Tidak menunggu waktu lama, Presiden baru Amerika Serikat (AS), Donald Trump, langsung merealisasikan beberapa janji utamanya semasa kampanye dulu. Senin (23/1) kemarin, Trump meneken memp perintah yang menyatakan AS keluar dari pakta perdagangan Trans-Pacific Partnership (TPP). Nasib pakta dagang yang dibangun pendahulunya, Presiden Bush dan Obama tersebut kini terancam kolaps.
"Ini langkah hebat yang baru saja kami lakukan untuk para pekerja Amerika," ujar Trump usai meneken memo perintah tersebut di Ruang Oval, Gedung Putih, Washington, seperti dilansir Time, Senin (23/1).
Padahal, Pemerintahan Obama mendukung adanya pakta perdagangan TPP yang mencakup 12 negara regional tersebut. Perjanjian perdagangan bebas itu digadang-gadang bisa mendorong Amerika Serikat berkompetisi dengan Cina.
Sejak kampanye pemilihan presiden AS tahun lalu, Trump memang mengkritik perdagangan bebas dan perjanjian dagang multilateral dengan banyak negara. Alasannya, kerja sama itu lebih merugikan AS. Salah satu yang paling disorot adalah TPP. Apalagi, Trump memang mengusung kebijakan proteksionisme untuk membangkitkan perekonomian di dalam negeri.
(Baca: Belasan Langkah Drastis Trump dalam Dua Hari di Gedung Putih)
Keputusan Trump menarik Amerika Serikat keluar dari TPP menuai reaksi kontra, termasuk dari partainya sendiri, Partai Republik, yang meyakini perdagangan bebas. Mayoritas politikus dari Partai Republik, seperti John McCain, mengutuk keputusan tersebut.

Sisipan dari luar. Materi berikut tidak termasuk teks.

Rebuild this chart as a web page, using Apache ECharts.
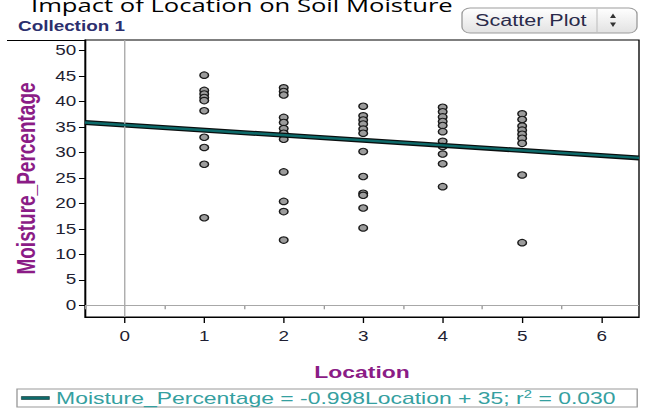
<!DOCTYPE html>
<html><head><meta charset="utf-8">
<script src="https://cdn.jsdelivr.net/npm/echarts@6/dist/echarts.min.js"></script>
<style>
html,body{margin:0;padding:0;background:#fff;overflow:hidden}
#wrap{width:646px;height:414px;overflow:hidden;position:relative;background:#fff}
#chart{width:479px;height:414px;transform-origin:0 0}
</style></head><body>
<div id="wrap"><div id="chart"></div></div>
<script>
// ---- data ----
const locations = [1, 2, 3, 4, 5];
const loc1 = [45.2, 42.2, 41.5, 40.8, 40.2, 38.2, 33.0, 31.0, 27.7, 17.2];
const loc2 = [42.7, 42.0, 41.3, 36.9, 35.9, 34.7, 33.8, 32.6, 26.2, 20.4, 18.4, 12.8];
const loc3 = [39.1, 37.2, 36.4, 35.6, 34.6, 33.8, 30.2, 25.3, 22.0, 21.6, 19.1, 15.2];
const loc4 = [38.9, 38.0, 37.0, 36.1, 35.3, 34.1, 32.2, 31.2, 29.7, 27.8, 23.3];
const loc5 = [37.6, 36.5, 35.2, 34.4, 33.6, 32.8, 31.8, 25.6, 12.3];
const xTicks = [0, 1, 2, 3, 4, 5, 6];
const xMinorTicks = [-0.5, 0.5, 1.5, 2.5, 3.5, 4.5, 5.5];
const yTicks = [0, 5, 10, 15, 20, 25, 30, 35, 40, 45, 50];
const fitSlope = -0.998;
const fitIntercept = 35.4;
const xMin = -0.5, xMax = 6.47, yMin = -2.3, yMax = 52.1;
const titleText = 'Impact of Location on Soil Moisture';
const collectionText = 'Collection 1';
const menuText = 'Scatter Plot';
const xName = 'Location';
const yName = 'Moisture_Percentage';
const eqName = 'Moisture_Percentage = -0.998Location + 35; r2 = 0.030';

// ---- horizontal stretch of the reference picture ----
const W = 479;
const SX = 646 / W;
document.getElementById('chart').style.transform = 'scaleX(' + SX + ')';
const ux = v => v / SX;

const groups = [loc1, loc2, loc3, loc4, loc5];
const scatterData = [];
groups.forEach((arr, i) => arr.forEach(v => scatterData.push([locations[i], v])));
const fitData = [[xMin, fitIntercept + fitSlope * xMin], [xMax, fitIntercept + fitSlope * xMax]];

const FONT = '"Liberation Sans", Arial, sans-serif';
const labelColor = '#1f1f33';
const nameColor = '#8b1c86';

const chart = echarts.init(document.getElementById('chart'), null, {renderer: 'svg', width: W, height: 414});
chart.setOption({
  animation: false,
  backgroundColor: '#fff',
  grid: {left: ux(85), right: W - ux(639), top: 40, bottom: 97, show: true, borderColor: '#000', borderWidth: 1, backgroundColor: 'transparent'},
  xAxis: [{
    type: 'value', min: xMin, max: xMax, position: 'bottom',
    axisLine: {show: true, onZero: false, lineStyle: {color: '#000', width: 1}},
    axisTick: {show: true, customValues: xTicks, length: 6, lineStyle: {color: '#000'}},
    axisLabel: {show: true, customValues: xTicks, margin: 12, fontSize: 14, fontFamily: FONT, color: labelColor},
    splitLine: {show: false},
    name: xName, nameLocation: 'middle', nameGap: 47,
    nameTextStyle: {fontSize: 17, fontWeight: 'bold', fontFamily: FONT, color: nameColor}
  }, {
    type: 'value', min: xMin, max: xMax, position: 'bottom', offset: 0,
    axisLine: {show: false},
    axisTick: {show: true, customValues: xMinorTicks, length: 4, lineStyle: {color: '#999'}},
    axisLabel: {show: false},
    splitLine: {show: false}
  }],
  yAxis: {
    type: 'value', min: yMin, max: yMax,
    axisLine: {show: true, onZero: false, lineStyle: {color: '#000', width: 1}},
    axisTick: {show: true, customValues: yTicks, length: 4.5, lineStyle: {color: '#000'}},
    axisLabel: {show: true, customValues: yTicks, margin: 6.5, fontSize: 14, fontFamily: FONT, color: labelColor},
    splitLine: {show: false},
    name: yName, nameLocation: 'middle', nameGap: 34,
    nameTextStyle: {fontSize: 19, fontWeight: 'bold', fontFamily: FONT, color: nameColor}
  },
  legend: {
    show: true, data: [{name: eqName, icon: 'rect'}],
    left: ux(17), top: 389, orient: 'horizontal',
    padding: [0, 16, 0, 3], borderColor: '#9a9a9a', borderWidth: 1,
    itemWidth: ux(28), itemHeight: 3,
    itemStyle: {color: '#0e6b6b', borderColor: '#0a2f2f', borderWidth: 0.5},
    formatter: () => '{t|Moisture_Percentage = -0.998Location + 35; r}{s|2}{t| = 0.030}',
    textStyle: {color: '#35a0a0', fontSize: 17, fontFamily: FONT, lineHeight: 17,
      rich: {t: {fontSize: 17, lineHeight: 17, fontFamily: FONT, color: '#35a0a0'},
             s: {fontSize: 11, lineHeight: 17, fontFamily: FONT, color: '#35a0a0', padding: [0, 0, 7, 0]}}}
  },
  series: [{
    type: 'line', data: [], z: 1, silent: true,
    markLine: {silent: true, symbol: 'none', label: {show: false},
      lineStyle: {color: '#a8a8a8', width: 1, type: 'solid'},
      data: [{xAxis: 0}, {yAxis: 0}]}
  }, {
    type: 'scatter', data: scatterData, z: 3, symbol: 'circle', symbolSize: 6.4,
    itemStyle: {color: '#9c9c9c', borderColor: '#1a1a1a', borderWidth: 1.1, opacity: 1}
  }, {
    type: 'line', data: fitData, z: 4, symbol: 'none', silent: true,
    lineStyle: {color: '#0a0f0f', width: 5}
  }, {
    name: eqName, type: 'line', data: fitData, z: 5, symbol: 'none', silent: true,
    lineStyle: {color: '#0d6a6a', width: 2.4}, itemStyle: {color: '#0d6a6a'}
  }],
  graphic: [
    {type: 'text', left: ux(31), top: -5, z: 10,
     style: {text: titleText, fontSize: 19, fontFamily: '"Open Sans", sans-serif', fill: '#000'}},
    {type: 'text', left: ux(18), top: 19, z: 10,
     style: {text: collectionText, fontSize: 14, fontWeight: 'bold', fontFamily: FONT, fill: '#2c2f6e'}},
    {type: 'line', z: 10, shape: {x1: ux(7), y1: 40.5, x2: ux(86), y2: 40.5}, style: {stroke: '#000', lineWidth: 1}},
    {type: 'group', z: 10, children: [
      {type: 'rect', shape: {x: ux(462), y: 8, width: ux(637) - ux(462), height: 25, r: 6},
       style: {fill: new echarts.graphic.LinearGradient(0, 0, 0, 1, [{offset: 0, color: '#ffffff'}, {offset: 1, color: '#e2e2e2'}]), stroke: '#9c9c9c', lineWidth: 1}},
      {type: 'line', shape: {x1: ux(597), y1: 9, x2: ux(597), y2: 32}, style: {stroke: '#c8c8c8', lineWidth: 1}},
      {type: 'text', x: ux(475), y: 20.5, style: {text: menuText, fontSize: 16, fontFamily: FONT, fill: '#2a2a4a', verticalAlign: 'middle'}},
      {type: 'polygon', shape: {points: [[ux(610), 18], [ux(616), 18], [ux(613), 13.5]]}, style: {fill: '#333'}},
      {type: 'polygon', shape: {points: [[ux(610), 22.5], [ux(616), 22.5], [ux(613), 27]]}, style: {fill: '#333'}}
    ]}
  ]
});
</script>
</body></html>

Meski begitu, juru bicara Senat AS, Paul Ryan, memuji langkah Trump. "Presiden Trump langsung membayar janjinya tanpa buang waktu," ujar Ryan.
Sebanyak 12 negara di perbatasan Samudera Pasifik menandatangani TPP pada Februari 2016. Mereka mewakili 40 persen dari perekonomian dunia. Mereka adalah AS, Jepang, Malaysia, Vietnam, Singapura, Brunei, Australia, Selandia Baru, Kanada, Meksiko, Cile, dan Peru.
Pakta tersebut bertujuan meningkatkan hubungan ekonomi di antara negara-negara anggotanya. Caranya, melalui pemangkasan tarif serta mendorong perdagangan untuk menggenjot pertumbuhan. (Baca: Ketidakpastian Selimuti Pasar Keuangan Pasca Pidato Trump)
Semua anggota TPP juga diharapkan memiliki hubungan yang lebih erat dalam kebijakan dan peraturan ekonomi. TPP dirancang untuk menciptakan satu pasar tunggal baru, seperti halnya Uni Eropa. Namun, semua negara anggota TPP harus melakukan ratifikasi, agar pakta perdagangan tersebut dapat diimplementasikan.
Saat ini, baru Jepang yang sudah meratifikasi pakta dagang tersebut. Rencananya, pada Februari 2018, minimal ada enam negara yang meratifikasi pakta dagang itu atau mewakili 85 persen dari total ekonomi negara-negara anggota TPP. Jadi, kehadiran AS diperlukan untuk mencapai rencana tersebut.
Kini, pasca keputusan Trump, beberapa negara, termasuk Selandia Baru, telah menyarankan semacam kesepakatan alternatif TPP tanpa AS. Namun, Perdana Menteri Jepang Shinzo Abe pesimistis dengan nasib TPP selanjutnya. Sebab, TPP tanpa AS yang memiliki 250 juta konsumen disebut Abe "tidak berarti".
(Baca: Proteksi Trump, Tantangan sekaligus Peluang bagi Ekspor Indonesia)
Pemerintah Indonesia melalui Presiden Joko Widodo sebenarnya sempat menyatakan minat bergabung dalam TPP. Namun, belakangan pemerintah lebih condong pada kemitraan dengan grup Cina melalui Regional Comprehensive Economic Partnership (RCEP).
Sementara itu, pada Minggu (22/1), Trump pun mengumumkan rencana pertemuannya dengan Perdana Menteri Kanada Justin Trudeau serta Presiden Meksiko Enrique Peña Nieto. Agenda pertemuan ini untuk membicarakan kemungkinan perombakan kerja sama dalam North American Free Trade Agreement (NAFTA), pakta perdagangan antara tiga negara itu yang ditandatangani Presiden Bill Clinton lebih 10 tahun lalu.